Management has come under increasing criticism for its inability to “walk its talk.” Managers say the most important resource is the human resource, but they continue to put people below the bottom line. Management’s behaviors don’t support their words. The short-term profit goals always squeeze the long-term development of people. The long-term view is in short supply.

True leaders balance a short- and long-term view of their world. But putting a person at the head of a corporation doesn’t make him or her a leader. Being in a position of authority may make a person a leader in his or her own eyes but not in the eyes of their people. The title of leader is earned not in things accomplished but in people developed.
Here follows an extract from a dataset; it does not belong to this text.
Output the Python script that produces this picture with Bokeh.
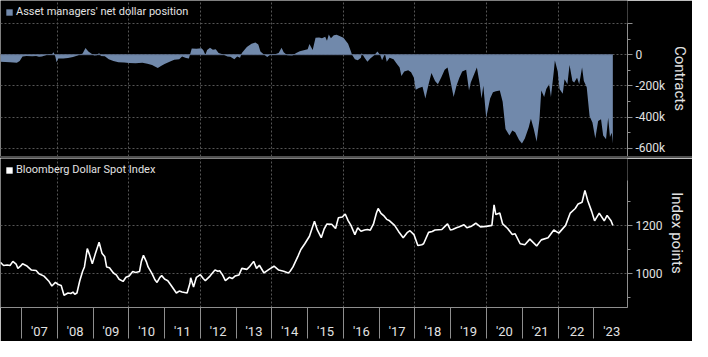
from bokeh.plotting import figure
from bokeh.models import Range1d, FixedTicker, Legend, LegendItem, Div
from bokeh.layouts import column
from bokeh.embed import file_html
from bokeh.resources import INLINE

# ---- Asset managers' net dollar position (thousands of contracts) ----
pos_years = [2006.41, 2006.55, 2006.68, 2006.87, 2006.95, 2007.03, 2007.14, 2007.30, 2007.41, 2007.49,
             2007.57, 2007.68, 2007.76, 2007.85, 2007.90, 2007.95, 2007.98, 2008.03, 2008.17, 2008.30,
             2008.44, 2008.57, 2008.71, 2008.79, 2008.87, 2008.93, 2009.03, 2009.11, 2009.17, 2009.22,
             2009.33, 2009.44, 2009.57, 2009.71, 2009.87, 2010.01, 2010.19, 2010.38, 2010.52, 2010.65,
             2010.73, 2010.81, 2010.90, 2011.00, 2011.14, 2011.27, 2011.41, 2011.49, 2011.60, 2011.68,
             2011.76, 2011.89, 2012.03, 2012.08, 2012.14, 2012.19, 2012.27, 2012.35, 2012.43, 2012.51,
             2012.62, 2012.76, 2012.84, 2012.95, 2013.03, 2013.11, 2013.16, 2013.30, 2013.43, 2013.54,
             2013.62, 2013.68, 2013.76, 2013.87, 2013.97, 2014.11, 2014.19, 2014.27, 2014.33, 2014.43,
             2014.57, 2014.68, 2014.78, 2014.89, 2015.00, 2015.05, 2015.14, 2015.22, 2015.32, 2015.40,
             2015.49, 2015.54, 2015.59, 2015.65, 2015.73, 2015.81, 2015.89, 2016.00, 2016.13, 2016.21,
             2016.24, 2016.32, 2016.40, 2016.49, 2016.51, 2016.59, 2016.67, 2016.75, 2016.86, 2016.95,
             2017.03, 2017.08, 2017.16, 2017.21, 2017.29, 2017.40, 2017.48, 2017.57, 2017.62, 2017.70,
             2017.81, 2017.89, 2017.97, 2018.02, 2018.11, 2018.21, 2018.29, 2018.37, 2018.46, 2018.56,
             2018.64, 2018.73, 2018.83, 2018.91, 2018.99, 2019.08, 2019.16, 2019.24, 2019.32, 2019.43,
             2019.51, 2019.56, 2019.65, 2019.73, 2019.81, 2019.86, 2019.91, 2019.99, 2020.10, 2020.18,
             2020.26, 2020.37, 2020.45, 2020.53, 2020.64, 2020.72, 2020.80, 2020.91, 2020.99, 2021.07,
             2021.18, 2021.24, 2021.32, 2021.40, 2021.48, 2021.53, 2021.61, 2021.67, 2021.75, 2021.80,
             2021.88, 2021.91, 2021.99, 2022.04, 2022.13, 2022.18, 2022.26, 2022.32, 2022.40, 2022.45,
             2022.53, 2022.59, 2022.67, 2022.72, 2022.80, 2022.88, 2022.96, 2023.04, 2023.12, 2023.20,
             2023.26, 2023.34, 2023.40, 2023.45, 2023.50, 2023.53]
pos_values = [-45, -47, -48, -51, -40, -12, -8, -10, -9, -14,
              -12, -3, 2, 3, 16, -15, -48, -25, -25, -22,
              -15, -6, 8, 43, 20, 10, -6, -3, 10, -8,
              -10, -30, -40, -48, -50, -53, -55, -52, -58, -66,
              -75, -86, -72, -60, -45, -33, -30, -12, -22, -25,
              40, 38, 41, 30, 0, 30, 45, 32, 35, 10,
              2, -12, -14, -30, -12, -20, 10, 50, 70, 78,
              65, 20, 5, -15, 3, 5, 10, 45, 15, -3,
              -5, 10, 22, 28, 35, 68, 30, 108, 110, 105,
              115, 90, 130, 105, 125, 128, 120, 108, 70, 20,
              0, -30, -35, -20, 10, -20, -45, -25, -4, 20,
              -4, -35, 6, -45, -20, -29, -55, -82, -137, -107,
              -100, -113, -148, -225, -213, -205, -281, -199, -117, -168,
              -189, -148, -96, -82, -168, -271, -199, -148, -107, -96,
              -230, -178, -127, -82, -189, -281, -199, -404, -281, -240,
              -234, -230, -301, -476, -517, -486, -496, -547, -568, -537,
              -465, -410, -476, -558, -414, -230, -271, -219, -189, -271,
              -107, -37, -107, -219, -250, -158, -189, -66, -168, -178,
              -148, -189, -82, -168, -209, -394, -435, -537, -424, -414,
              -517, -541, -404, -527, -500, -568]

# ---- Bloomberg Dollar Spot Index (index points) ----
idx_years = [2006.41, 2006.50, 2006.60, 2006.68, 2006.76, 2006.85, 2006.90, 2006.98, 2007.03, 2007.14,
             2007.28, 2007.41, 2007.49, 2007.63, 2007.76, 2007.85, 2007.95, 2008.03, 2008.11, 2008.19,
             2008.30, 2008.38, 2008.44, 2008.49, 2008.55, 2008.63, 2008.71, 2008.76, 2008.84, 2008.90,
             2008.98, 2009.06, 2009.17, 2009.25, 2009.33, 2009.38, 2009.46, 2009.57, 2009.65, 2009.73,
             2009.84, 2009.92, 2010.01, 2010.11, 2010.19, 2010.30, 2010.35, 2010.41, 2010.49, 2010.54,
             2010.65, 2010.73, 2010.79, 2010.87, 2010.92, 2011.00, 2011.09, 2011.19, 2011.33, 2011.41,
             2011.49, 2011.63, 2011.71, 2011.73, 2011.81, 2011.89, 2012.00, 2012.08, 2012.14, 2012.27,
             2012.35, 2012.41, 2012.49, 2012.54, 2012.62, 2012.70, 2012.81, 2012.89, 2012.97, 2013.08,
             2013.16, 2013.30, 2013.38, 2013.49, 2013.57, 2013.65, 2013.78, 2013.92, 2014.06, 2014.19,
             2014.33, 2014.46, 2014.51, 2014.59, 2014.73, 2014.81, 2014.92, 2015.05, 2015.19, 2015.27,
             2015.38, 2015.46, 2015.54, 2015.67, 2015.78, 2015.86, 2015.97, 2016.05, 2016.13, 2016.21,
             2016.32, 2016.40, 2016.49, 2016.59, 2016.67, 2016.75, 2016.84, 2016.92, 2016.97, 2017.05,
             2017.14, 2017.21, 2017.29, 2017.43, 2017.54, 2017.67, 2017.78, 2017.86, 2017.97, 2018.08,
             2018.19, 2018.24, 2018.38, 2018.48, 2018.56, 2018.75, 2018.83, 2018.91, 2018.99, 2019.05,
             2019.16, 2019.24, 2019.37, 2019.45, 2019.56, 2019.70, 2019.83, 2019.99, 2020.15, 2020.21,
             2020.26, 2020.37, 2020.45, 2020.59, 2020.72, 2020.80, 2020.94, 2021.07, 2021.21, 2021.40,
             2021.53, 2021.72, 2021.88, 2022.02, 2022.21, 2022.34, 2022.48, 2022.56, 2022.67, 2022.75,
             2022.83, 2022.94, 2023.02, 2023.15, 2023.29, 2023.37, 2023.48, 2023.53]
idx_values = [1047, 1034, 1036, 1034, 1051, 1040, 1022, 1032, 1041, 1033,
              1015, 1013, 1000, 990, 970, 949, 964, 955, 951, 911,
              920, 918, 924, 915, 920, 971, 1010, 1028, 1104, 1080,
              1041, 1080, 1130, 1085, 1070, 1028, 1025, 1003, 995, 977,
              968, 985, 990, 1009, 1005, 1009, 1050, 1076, 1050, 1028,
              1000, 975, 964, 985, 992, 978, 971, 950, 920, 928,
              924, 920, 960, 983, 945, 985, 996, 980, 971, 990,
              1005, 1015, 1010, 1012, 995, 971, 985, 980, 990, 995,
              1022, 1018, 1030, 1051, 1022, 1035, 1003, 1018, 1031, 1015,
              1010, 1003, 1010, 1028, 1073, 1100, 1124, 1155, 1217, 1181,
              1149, 1185, 1206, 1205, 1187, 1232, 1235, 1247, 1220, 1200,
              1162, 1190, 1176, 1181, 1183, 1180, 1206, 1250, 1270, 1250,
              1238, 1225, 1219, 1200, 1175, 1149, 1170, 1178, 1162, 1117,
              1120, 1124, 1171, 1175, 1181, 1183, 1195, 1206, 1181, 1183,
              1190, 1194, 1203, 1190, 1195, 1209, 1194, 1196, 1200, 1285,
              1245, 1251, 1206, 1187, 1162, 1165, 1124, 1120, 1143, 1115,
              1140, 1149, 1181, 1168, 1200, 1251, 1270, 1289, 1296, 1345,
              1302, 1257, 1219, 1251, 1219, 1241, 1219, 1200]

# ---- axes / ticks ----
label_years = list(range(2007, 2024))
year_labels = ["'07", "'08", "'09", "'10", "'11", "'12", "'13", "'14", "'15",
               "'16", "'17", "'18", "'19", "'20", "'21", "'22", "'23"]
grid_years = [2008, 2010, 2012, 2014, 2016, 2018, 2020, 2022]
pos_ticks = [200, 0, -200, -400, -600]
pos_tick_labels = ["", "0", "-200k", "-400k", "-600k"]
pos_minor = [100, -100, -300, -500]
pos_axis_span = (-652, 200)
idx_ticks = [1000, 1200]
idx_tick_labels = ["1000", "1200"]
idx_minor = [900, 1100, 1300]
idx_axis_span = (860, 1385)

FONT = "Roboto"
TXT = "#e2e2e2"
AXC = "#8e8e8e"
GRIDC = "#555555"
FILL = "#7189ab"
W = 692
RB = 60

x_range = Range1d(2006.414, 2023.94)


def base_style(p):
    p.background_fill_color = "black"
    p.border_fill_color = "black"
    p.outline_line_color = None
    for g in p.grid:
        g.grid_line_color = GRIDC
        g.grid_line_dash = "2 2"
        g.grid_line_width = 1
    ya = p.yaxis[0]
    ya.axis_line_color = AXC
    ya.major_tick_line_color = AXC
    ya.minor_tick_line_color = AXC
    ya.major_tick_out = 5
    ya.major_tick_in = 0
    ya.minor_tick_out = 3
    ya.minor_tick_in = 0
    ya.major_label_text_color = TXT
    ya.major_label_text_font = FONT
    ya.major_label_text_font_size = "12px"
    ya.major_label_standoff = 3
    ya.axis_label_text_color = TXT
    ya.axis_label_text_font = FONT
    ya.axis_label_text_font_size = "15px"
    ya.axis_label_text_font_style = "normal"
    ya.axis_label_standoff = 3


def add_legend(p, label, renderer):
    leg = Legend(items=[LegendItem(label=label, renderers=[renderer])],
                 location="top_left", orientation="horizontal",
                 background_fill_alpha=0, border_line_alpha=0,
                 label_text_color=TXT, label_text_font=FONT,
                 label_text_font_size="11px",
                 glyph_width=8, glyph_height=8, label_height=12,
                 label_standoff=3, padding=0, margin=5, spacing=0)
    p.add_layout(leg, "center")


# ---- top panel ----
p1 = figure(width=W, height=156, x_range=x_range, y_range=Range1d(-652, 347),
            x_axis_location=None, y_axis_location="right",
            output_backend="svg", toolbar_location=None,
            min_border_left=0, min_border_right=RB, min_border_top=0, min_border_bottom=0)
area = p1.varea(x=pos_years, y1=0, y2=pos_values, fill_color=FILL, fill_alpha=1)
p1.line(x=[pos_years[0], pos_years[-1]], y=[0, 0], line_color="#5d6f8c", line_width=1)
base_style(p1)
p1.xgrid.ticker = FixedTicker(ticks=grid_years)
p1.yaxis.ticker = FixedTicker(ticks=pos_ticks, minor_ticks=pos_minor)
p1.yaxis.major_label_overrides = dict(zip(pos_ticks, pos_tick_labels))
p1.yaxis.bounds = pos_axis_span
p1.yaxis.axis_label = "Contracts"
add_legend(p1, "Asset managers' net dollar position", area)

sep = Div(width=W, height=2, margin=0, styles={"background-color": "#505050"})

# ---- bottom panel ----
p2 = figure(width=W, height=183, x_range=x_range, y_range=Range1d(860, 1477),
            x_axis_location="below", y_axis_location="right",
            output_backend="svg", toolbar_location=None,
            min_border_left=0, min_border_right=RB, min_border_top=0, min_border_bottom=0)
p2.line(x=idx_years, y=idx_values, line_color="white", line_width=1.6)
# zero-height area: only used to give the legend its white square swatch
swatch = p2.varea(x=idx_years, y1=idx_values, y2=idx_values, fill_color="white", fill_alpha=1)
base_style(p2)
p2.xgrid.ticker = FixedTicker(ticks=grid_years)
p2.yaxis.ticker = FixedTicker(ticks=idx_ticks, minor_ticks=idx_minor)
p2.yaxis.major_label_overrides = dict(zip(idx_ticks, idx_tick_labels))
p2.yaxis.bounds = idx_axis_span
p2.yaxis.axis_label = "Index points"

label_pos = [y + 0.5 for y in label_years]
xa = p2.xaxis[0]
xa.ticker = FixedTicker(ticks=label_pos, minor_ticks=label_years)
xa.major_label_overrides = dict(zip(label_pos, year_labels))
xa.axis_line_color = AXC
xa.major_tick_line_color = None
xa.major_tick_out = 0
xa.major_tick_in = 0
xa.minor_tick_line_color = AXC
xa.minor_tick_out = 31
xa.minor_tick_in = 0
xa.major_label_text_color = TXT
xa.major_label_text_font = FONT
xa.major_label_text_font_size = "13px"
xa.major_label_standoff = -15
xa.axis_label_standoff = 0
add_legend(p2, "Bloomberg Dollar Spot Index", swatch)

layout = column(p1, sep, p2, spacing=0)

open("out.html", "w").write(file_html(layout, INLINE))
The more confidence people feel in themselves, the greater the leader.

This is the paradox: the person who wants to lead will never be a leader. To be a leader, a person must help others lead. To be a leader, a person must be willing to serve others. When a person is helping others to build confidence in themselves, he or she is leading.

Like the orchestra conductor, when a company has low morale, unhappy employees, and frustration with management, a facilitative leader will look first in the mirror to find solutions to these problems.

An autocratic behaviorist will look at the stock price.